For there was a distance of nearly half a mile between him and the crowd, so that it was difficult to discover what the spectacle he beheld really was. Nevertheless, because he saw it was a rustic gathering, and when the linen clothes spread over the body were blown about by the action of the wind, he believed that some profane rites of sacrifice were being performed.
This thought occurred to him, because it was the custom of the Gallic rustics in their wretched folly to carry about through the fields the images of demons veiled with a white covering. Lifting up, therefore, the sign of the cross opposite to them, he commanded the crowd not to move from the place in which they were, and to set down the burden. Upon this, the miserable creatures might have been seen at first to become stiff like rocks.
Next, as they endeavored, with every possible effort, to move forward, but were not able to take a step farther, they began to whirl themselves about in the most ridiculous fashion, until, not able any longer to sustain the weight, they set down the dead body.
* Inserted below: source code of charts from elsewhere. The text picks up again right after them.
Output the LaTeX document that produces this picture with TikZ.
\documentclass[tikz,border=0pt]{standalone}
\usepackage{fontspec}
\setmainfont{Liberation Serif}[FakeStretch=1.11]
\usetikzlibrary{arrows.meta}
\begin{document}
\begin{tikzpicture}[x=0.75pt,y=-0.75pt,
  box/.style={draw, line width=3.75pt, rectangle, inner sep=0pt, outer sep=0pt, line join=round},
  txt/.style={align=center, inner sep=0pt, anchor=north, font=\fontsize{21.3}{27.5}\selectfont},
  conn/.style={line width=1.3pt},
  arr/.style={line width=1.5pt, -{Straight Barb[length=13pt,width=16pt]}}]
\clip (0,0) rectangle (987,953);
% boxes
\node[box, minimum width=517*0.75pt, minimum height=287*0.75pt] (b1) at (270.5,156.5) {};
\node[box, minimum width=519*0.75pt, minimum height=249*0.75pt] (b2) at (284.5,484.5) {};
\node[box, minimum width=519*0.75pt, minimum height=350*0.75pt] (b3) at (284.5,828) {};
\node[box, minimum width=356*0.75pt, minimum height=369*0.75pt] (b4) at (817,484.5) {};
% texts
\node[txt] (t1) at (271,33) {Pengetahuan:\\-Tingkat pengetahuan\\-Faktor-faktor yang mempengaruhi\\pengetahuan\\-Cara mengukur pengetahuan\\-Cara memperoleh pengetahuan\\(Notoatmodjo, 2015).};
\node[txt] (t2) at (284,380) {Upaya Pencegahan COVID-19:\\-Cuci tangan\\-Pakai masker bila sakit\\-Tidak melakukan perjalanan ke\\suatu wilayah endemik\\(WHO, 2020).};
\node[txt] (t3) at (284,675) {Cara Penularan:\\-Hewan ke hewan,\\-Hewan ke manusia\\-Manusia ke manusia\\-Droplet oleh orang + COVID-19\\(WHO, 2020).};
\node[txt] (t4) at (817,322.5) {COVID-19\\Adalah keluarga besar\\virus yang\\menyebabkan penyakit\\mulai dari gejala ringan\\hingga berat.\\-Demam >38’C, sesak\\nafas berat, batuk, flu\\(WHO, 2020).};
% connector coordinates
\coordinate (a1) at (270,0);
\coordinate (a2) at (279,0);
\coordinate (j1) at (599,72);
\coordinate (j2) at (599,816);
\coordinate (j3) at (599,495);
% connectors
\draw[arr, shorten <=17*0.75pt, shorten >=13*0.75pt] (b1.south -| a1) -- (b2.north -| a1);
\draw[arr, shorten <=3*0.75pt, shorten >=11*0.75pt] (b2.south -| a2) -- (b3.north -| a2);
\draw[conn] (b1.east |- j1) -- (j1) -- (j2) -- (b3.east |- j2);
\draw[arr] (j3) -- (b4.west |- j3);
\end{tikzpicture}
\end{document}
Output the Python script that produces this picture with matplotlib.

Thunderstruck, and gazing in bewilderment at each other as not knowing what had happened to them they remained sunk in silent thought. But when the saintly man discovered that they were simply a band of peasants celebrating funeral rites , and not sacrifices to the gods, again raising his hand, he gave them the power of going away, and of lifting up the body.
Thus he both compelled them to stand when he pleased, and permitted them to depart when he thought good. Again, when in a certain village he had demolished a very ancient temple, and had set about cutting down a pine-tree, which stood close to the temple, the chief priest of that place, and a crowd of other heathens began to oppose him. And these people, though, under the influence of the Lord, they had been quiet while the temple was being overthrown, could not patiently allow the tree to be cut down.
Martin carefully instructed them that there was nothing sacred in the trunk of a tree, and urged them rather to honor God whom he himself served. He added that there was a moral necessity why that tree should be cut down, because it had been dedicated to a demon.
Then one of them who was bolder than the others says, If you have any trust in your God , whom you say you worship, we ourselves will cut down this tree, and be it your part to receive it when falling; for if, as you declare, your Lord is with you, you will escape all injury.
Then Martin, courageously trusting in the Lord , promises that he would do what had been asked. Upon this, all that crowd of heathen agreed to the condition named; for they held the loss of their tree a small matter, if only they got the enemy of their religion buried beneath its fall.
Accordingly, since that pine-tree was hanging over in one direction, so that there was no doubt to what side it would fall on being cut, Martin, having been bound, is, in accordance with the decision of these pagans , placed in that spot where, as no one doubted , the tree was about to fall.
They began, therefore, to cut down their own tree, with great glee and joyfulness, while there was at some distance a great multitude of wondering spectators. And now the pine-tree began to totter, and to threaten its own ruin by falling.